Sandel è tutt’altro che tenero con la teoria economica prevalente. Due critiche in particolare lasciano il segno. Primo: negli ultimi decenni l’economia ha preteso di estendere sempre più la sua sfera di influenza. Confrontando i testi più diffusi (Samuelson, negli anni Settanta; Mankiw, oggi) si scopre che un tempo l’economia si occupava di produzione, investimento, reddito e distribuzione. Oggi, vuole occuparsi di tutti gli aspetti della vita umana in cui i soggetti economici rispondono a incentivi. Si tratta, secondo Sandel, di un vero e proprio «imperialismo economico».
Secondo: la teoria economica prevalente esclude volutamente ogni argomentazione morale proprio perché il mercato è considerato un ottimo aggregatore di informazioni, prezzi e incentivi.

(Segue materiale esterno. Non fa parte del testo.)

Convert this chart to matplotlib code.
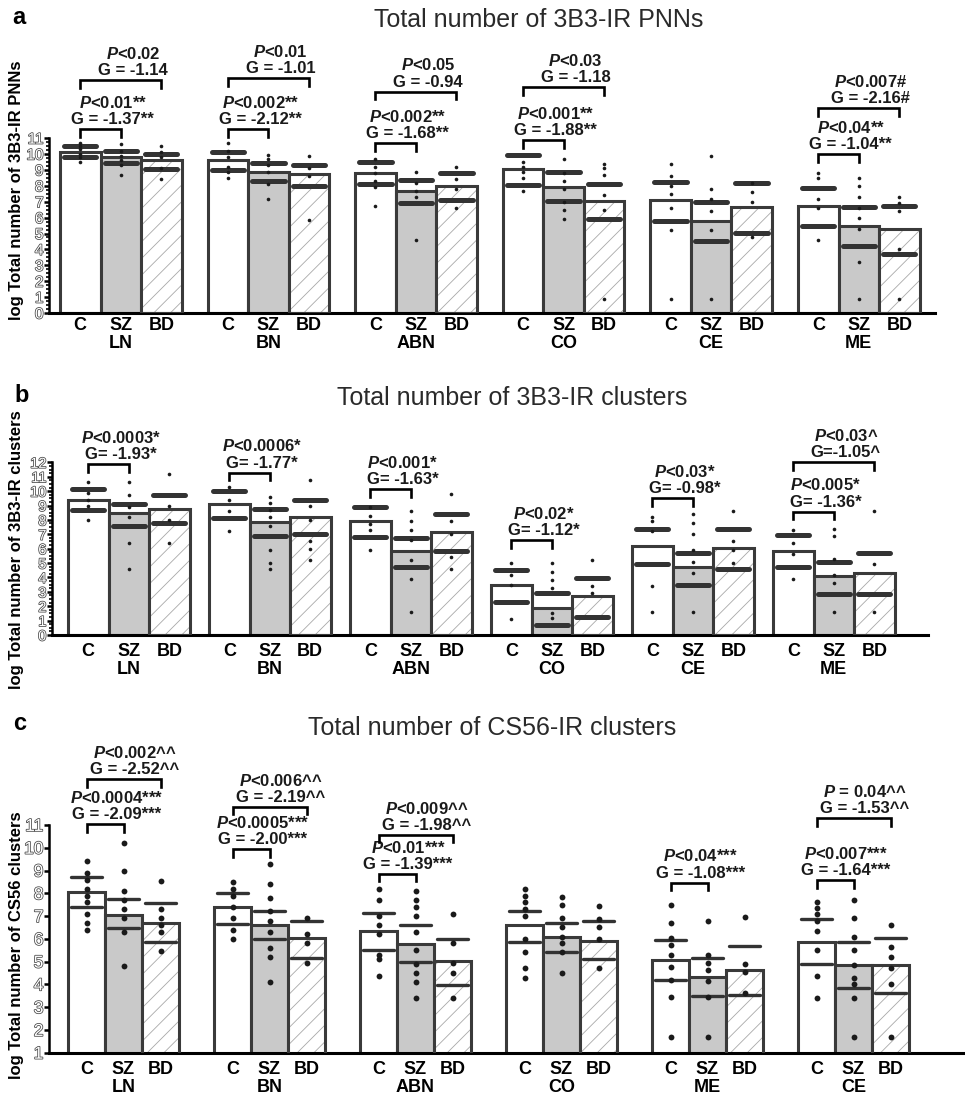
import matplotlib
matplotlib.use("Agg")
import matplotlib.pyplot as plt
import matplotlib.patheffects as pe
import matplotlib.transforms as mtransforms
from matplotlib.ticker import FixedLocator

plt.rcParams['font.family'] = ['Liberation Sans', 'DejaVu Sans']
plt.rcParams['mathtext.fontset'] = 'custom'
plt.rcParams['mathtext.it'] = 'Liberation Sans:bold:italic'
plt.rcParams['mathtext.rm'] = 'Liberation Sans:bold'
plt.rcParams['hatch.linewidth'] = 0.6

groups = ['C', 'SZ', 'BD']

# ---------------- panel a : 3B3-IR PNNs ----------------
a_regions = ['LN', 'BN', 'ABN', 'CO', 'CE', 'ME']
a_mean = [[10.15, 9.83, 9.6], [9.6, 8.9, 8.75], [8.8, 7.7, 8.0],
          [9.06, 7.9, 7.04], [7.1, 5.8, 6.65], [6.7, 5.5, 5.3]]
a_upper = [[10.52, 10.2, 9.98], [10.15, 9.45, 9.3], [9.52, 8.37, 8.79],
           [9.94, 8.85, 8.13], [8.26, 7.0, 8.18], [7.84, 6.69, 6.73]]
a_lower = [[9.83, 9.41, 9.04], [9.0, 8.3, 8.0], [8.1, 6.9, 7.1],
           [8.05, 7.04, 5.89], [5.79, 4.53, 5.05], [5.49, 4.21, 3.71]]
a_dots = [
    [[10.7, 10.5, 10.3, 10.0, 9.8, 9.5], [10.6, 10.2, 9.9, 9.6, 9.3, 8.7], [10.5, 10.1, 9.8, 9.1, 8.4]],
    [[10.7, 10.2, 9.8, 9.2, 8.9, 8.5], [9.95, 9.7, 9.3, 8.9, 8.1, 7.15], [9.85, 9.1, 8.6, 5.85]],
    [[9.7, 9.2, 8.8, 8.3, 7.9, 6.7], [8.85, 8.2, 7.7, 7.3, 4.6], [9.2, 8.4, 7.8, 6.6]],
    [[9.5, 9.2, 8.9, 8.5, 7.65], [9.7, 8.8, 8.3, 7.8, 7.0, 6.5, 5.9], [9.4, 9.1, 8.7, 7.4, 6.5, 0.9]],
    [[9.4, 8.6, 8.0, 7.5, 6.6, 5.2, 0.9], [9.9, 7.8, 7.2, 6.4, 5.2, 0.9], [8.2, 7.6, 7.0, 4.8]],
    [[8.8, 8.5, 7.2, 6.6, 4.6], [8.5, 8.0, 7.3, 6.6, 6.0, 5.3, 3.2, 0.9], [7.3, 6.9, 6.4, 4.0, 0.9]],
]
# (region, compared group, P line, G line, bracket height)
a_ann = [
    (0, 1, 'P<0.01**', 'G = -1.37**', 11.55),
    (0, 2, 'P<0.02', 'G = -1.14', 14.65),
    (1, 1, 'P<0.002**', 'G = -2.12**', 11.55),
    (1, 2, 'P<0.01', 'G = -1.01', 14.76),
    (2, 1, 'P<0.002**', 'G = -1.68**', 10.67),
    (2, 2, 'P<0.05', 'G = -0.94', 13.92),
    (3, 1, 'P<0.001**', 'G = -1.88**', 10.88),
    (3, 2, 'P<0.03', 'G = -1.18', 14.19),
    (5, 1, 'P<0.04**', 'G = -1.04**', 10.0),
    (5, 2, 'P<0.007#', 'G = -2.16#', 12.87),
]

# ---------------- panel b : 3B3-IR clusters ----------------
b_regions = ['LN', 'BN', 'ABN', 'CO', 'CE', 'ME']
b_mean = [[9.38, 8.45, 8.76], [9.1, 7.83, 8.22], [7.92, 5.84, 7.18],
          [3.47, 1.85, 2.71], [6.18, 4.7, 6.02], [5.84, 4.12, 4.29]]
b_upper = [[10.15, 9.13, 9.7], [10.0, 8.76, 9.36], [8.92, 6.76, 8.43],
           [4.54, 2.9, 3.98], [7.34, 5.72, 7.39], [6.95, 5.1, 5.67]]
b_lower = [[8.66, 7.6, 7.78], [8.1, 6.88, 7.02], [6.79, 4.73, 5.84],
           [2.27, 0.69, 1.27], [4.96, 3.47, 4.56], [4.7, 2.87, 2.85]]
b_dots = [
    [[10.65, 9.9, 9.4, 9.0, 8.0], [10.6, 9.7, 8.9, 8.2, 6.4, 4.6], [11.2, 9.0, 8.0, 6.4]],
    [[10.3, 9.4, 8.6, 7.2], [9.6, 9.2, 8.7, 8.2, 7.6, 5.9, 5.0, 4.6], [10.8, 9.0, 8.0, 6.5, 6.0, 5.2]],
    [[8.9, 8.3, 7.7, 7.3, 5.9], [8.6, 7.9, 7.3, 6.6, 5.2, 3.9, 1.6], [9.8, 7.9, 7.0, 5.4, 4.6]],
    [[5.0, 4.2, 3.5, 1.1], [5.0, 4.4, 3.8, 3.3, 1.5, 1.2], [5.2, 3.4, 2.9]],
    [[8.2, 7.9, 7.2, 3.4, 1.6], [8.4, 7.8, 7.0, 5.9, 5.1, 4.3, 1.6], [8.6, 6.5, 5.9, 5.0]],
    [[7.3, 6.4, 5.6, 3.9], [7.4, 6.9, 5.3, 4.2, 3.6, 1.6], [8.6, 4.9, 1.6]],
]
b_ann = [
    (0, 1, 'P<0.0003*', 'G= -1.93*', 11.86),
    (1, 1, 'P<0.0006*', 'G= -1.77*', 11.28),
    (2, 1, 'P<0.001*', 'G= -1.63*', 10.12),
    (3, 1, 'P<0.02*', 'G= -1.12*', 6.6),
    (4, 1, 'P<0.03*', 'G= -0.98*', 9.5),
    (5, 1, 'P<0.005*', 'G= -1.36*', 8.57),
    (5, 2, 'P<0.03^', 'G=-1.05^', 12.0),
]

# ---------------- panel c : CS56-IR clusters ----------------
c_regions = ['LN', 'BN', 'ABN', 'CO', 'ME', 'CE']
c_mean = [[8.07, 7.05, 6.71], [7.39, 6.61, 6.02], [6.36, 5.77, 5.03],
          [6.61, 6.1, 5.92], [5.07, 4.31, 4.63], [5.87, 4.85, 4.84]]
c_upper = [[8.73, 7.74, 7.56], [8.0, 7.22, 6.78], [7.12, 6.61, 5.99],
           [7.22, 6.71, 6.78], [5.95, 5.17, 5.7], [6.89, 5.87, 6.05]]
c_lower = [[7.39, 6.46, 5.87], [6.65, 5.98, 5.17], [5.51, 5.0, 3.99],
           [5.87, 5.44, 5.1], [4.19, 3.49, 3.53], [4.88, 3.86, 3.64]]
c_dots = [
    [[9.4, 8.9, 8.6, 8.2, 7.9, 7.6, 7.1, 6.7, 6.4], [10.2, 9.0, 8.1, 7.7, 7.3, 6.9, 6.3, 4.8],
     [8.55, 7.3, 6.9, 6.6, 6.3, 5.45]],
    [[8.5, 8.2, 7.9, 7.4, 6.9, 6.4, 6.0], [9.3, 8.4, 7.8, 7.2, 6.8, 6.3, 5.6, 5.2, 4.1], [6.9, 6.2, 5.8, 4.95]],
    [[8.2, 7.7, 7.0, 6.6, 6.2, 5.3, 5.1, 4.35], [8.1, 7.7, 7.4, 7.0, 6.3, 5.5, 4.9, 4.5, 4.1, 3.4],
     [7.1, 5.8, 4.95, 4.5, 3.4]],
    [[8.2, 7.9, 7.6, 7.3, 7.0, 6.0, 5.4, 4.7, 4.3], [7.85, 7.5, 6.9, 6.5, 6.1, 5.8, 5.4, 4.5],
     [7.45, 6.85, 6.5, 6.0, 4.7]],
    [[7.5, 6.7, 6.05, 5.75, 5.3, 4.75, 4.2, 3.45, 1.7], [6.8, 5.3, 4.95, 4.65, 4.15, 3.45, 1.7],
     [6.95, 4.9, 4.55, 3.6]],
    [[7.6, 7.35, 7.1, 6.8, 6.35, 5.5, 4.35, 3.4], [7.7, 6.9, 6.1, 5.5, 4.85, 4.3, 4.0, 3.4, 1.7],
     [6.6, 5.65, 5.2, 4.7, 4.0, 1.7]],
]
c_ann = [
    (0, 1, 'P<0.0004***', 'G = -2.09***', 11.04),
    (0, 2, 'P<0.002^^', 'G = -2.52^^', 13.0),
    (1, 1, 'P<0.0005***', 'G = -2.00***', 9.93),
    (1, 2, 'P<0.006^^', 'G = -2.19^^', 11.8),
    (2, 1, 'P<0.01***', 'G = -1.39***', 8.85),
    (2, 2, 'P<0.009^^', 'G = -1.98^^', 10.56),
    (4, 1, 'P<0.04***', 'G = -1.08***', 8.47),
    (5, 1, 'P<0.007***', 'G = -1.64***', 8.58),
    (5, 2, 'P = 0.04^^', 'G = -1.53^^', 11.29),
]

W, H = 965, 1099
fig = plt.figure(figsize=(W / 100, H / 100), dpi=100)


def panel(box, ymin, ytop, ymax_tick, bw_px, first_px, step_px,
          regions, mean, upper, lower, dots, ann, title, ylabel, letter,
          ylab_center, tick_fs, minor, sd_lw, sd_len, dot_ms, lab_off):
    L, T, R, B = box
    ax = fig.add_axes([L / W, 1 - B / H, (R - L) / W, (B - T) / H])
    c0 = first_px + bw_px / 2
    ax.set_xlim((L - c0) / bw_px, (R - c0) / bw_px)
    ax.set_ylim(ymin, ytop)
    step = step_px / bw_px
    u_per_px = (ytop - ymin) / (B - T)
    off = mtransforms.offset_copy(ax.transData, fig=fig, x=0, y=2, units='dots')

    for r, reg in enumerate(regions):
        xs = [r * step + k for k in range(3)]
        ax.bar(xs[0], mean[r][0], width=1, bottom=0, color='white',
               edgecolor='#3a3a3a', linewidth=2.2, zorder=2)
        ax.bar(xs[1], mean[r][1], width=1, bottom=0, color='#c9c9c9',
               edgecolor='#3a3a3a', linewidth=2.2, zorder=2)
        ax.bar(xs[2], mean[r][2], width=1, bottom=0, color='white',
               edgecolor='#a8a8a8', hatch='//', linewidth=0, zorder=2)
        ax.bar(xs[2], mean[r][2], width=1, bottom=0, fill=False,
               edgecolor='#3a3a3a', linewidth=2.2, zorder=3)
        for k in range(3):
            for v in (upper[r][k], lower[r][k]):
                ax.plot([xs[k] - sd_len / 2, xs[k] + sd_len / 2], [v, v],
                        color='#333333', lw=sd_lw, solid_capstyle='round', zorder=4)
            ax.plot([xs[k]] * len(dots[r][k]), dots[r][k], 'o', color='#1a1a1a',
                    ms=dot_ms, mew=0, zorder=5)
            ax.annotate(groups[k], xy=(xs[k], 0), xycoords=('data', 'axes fraction'),
                        xytext=(0, -lab_off), textcoords='offset pixels',
                        ha='center', va='center', fontsize=13, fontweight='bold',
                        annotation_clip=False)
        ax.annotate(reg, xy=(xs[1], 0), xycoords=('data', 'axes fraction'),
                    xytext=(0, -lab_off - 18), textcoords='offset pixels',
                    ha='center', va='center', fontsize=13, fontweight='bold',
                    annotation_clip=False)

    leg = 7.5 * u_per_px
    for r, k, ptxt, gtxt, yb in ann:
        x0 = r * step
        x1 = r * step + k
        ax.plot([x0, x0, x1, x1], [yb - leg, yb, yb, yb - leg], color='black',
                lw=1.9, solid_joinstyle='miter', clip_on=False, zorder=5)
        label = '$P$' + ptxt[1:] + '\n' + gtxt
        ax.text((x0 + x1) / 2 + 0.3, yb, label, transform=off, ha='center',
                va='bottom', fontsize=12, fontweight='bold', linespacing=1.1,
                color='#1a1a1a', clip_on=False)

    for s in ('top', 'right'):
        ax.spines[s].set_visible(False)
    ax.spines['left'].set_bounds(ymin, ymax_tick)
    ax.spines['left'].set_linewidth(1.8)
    ax.spines['bottom'].set_linewidth(2.2)
    ax.spines['left'].set_zorder(6)
    ax.set_xticks([])
    ax.set_yticks(range(int(ymin), ymax_tick + 1))
    if minor:
        n = int(round((ymax_tick - ymin) / minor))
        ax.yaxis.set_minor_locator(FixedLocator([ymin + i * minor for i in range(n + 1)]))
        ax.tick_params(axis='y', which='minor', length=2.5, width=1.2, color='black')
    ax.tick_params(axis='y', which='major', length=3.5, width=1.8, pad=0.5,
                   labelsize=tick_fs, color='black')
    ax.set_ylim(ymin, ytop)
    for t in ax.get_yticklabels():
        t.set_color('white')
        t.set_path_effects([pe.withStroke(linewidth=1.1, foreground='#444444')])
    ax.patch.set_alpha(0)

    fig.text(title[1] / W, 1 - title[2] / H, title[0], ha='center', va='center',
             fontsize=18, color='#2a2a2a')
    fig.text(letter[1] / W, 1 - letter[2] / H, letter[0], ha='center', va='center',
             fontsize=17, fontweight='bold')
    fig.text(17 / W, 1 - ylab_center / H, ylabel, rotation=90, ha='center',
             va='center', fontsize=12, fontweight='bold')
    return ax


panel((49, 30, 935, 313), 0, 17.8, 11, 40.5, 60, 147.6,
      a_regions, a_mean, a_upper, a_lower, a_dots, a_ann,
      ('Total number of 3B3-IR PNNs', 539, 20),
      'log Total number of 3B3-IR PNNs', ('a', 19, 18), 190,
      11, 0.25, 3.6, 0.8, 2.6, 13)

panel((52, 415, 928, 635), 0, 15.29, 12, 40.5, 68, 141,
      b_regions, b_mean, b_upper, b_lower, b_dots, b_ann,
      ('Total number of 3B3-IR clusters', 512, 398),
      'log Total number of 3B3-IR clusters', ('b', 22, 395), 550,
      10.5, 0.25, 3.6, 0.8, 2.6, 16)

panel((49, 740, 965, 1052.7), 1, 14.73, 11, 37, 68, 146,
      c_regions, c_mean, c_upper, c_lower, c_dots, c_ann,
      ('Total number of CS56-IR clusters', 492, 728),
      'log Total number of CS56 clusters', ('c', 20, 723), 945,
      12.5, None, 2.4, 0.85, 4.2, 17)

fig.savefig('out.png', dpi=100, facecolor='white')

Arrow diceva esplicitamente: «non voglio affidarmi troppo all’idea di sostituire le virtù all’interesse individuale». Summers, ancora più recentemente, afferma che un sistema di mercato «che è la somma di numerose valutazioni individuali sul benessere non può essere messo in discussione sulla base di una teoria morale indipendente». Morale e mercato diventano così due sfere che non si toccano.
Insomma, l’economista sta diventando come il cinico di Oscar Wilde: colui che sa il prezzo di tutto e il valore di niente. Forse la sua frenesia a estendere l’area dei prezzi e degli incentivi verrebbe frenata se meditasse sul proverbio indiano adottato da Madre Teresa: «Tutto ciò che non viene donato, va perduto».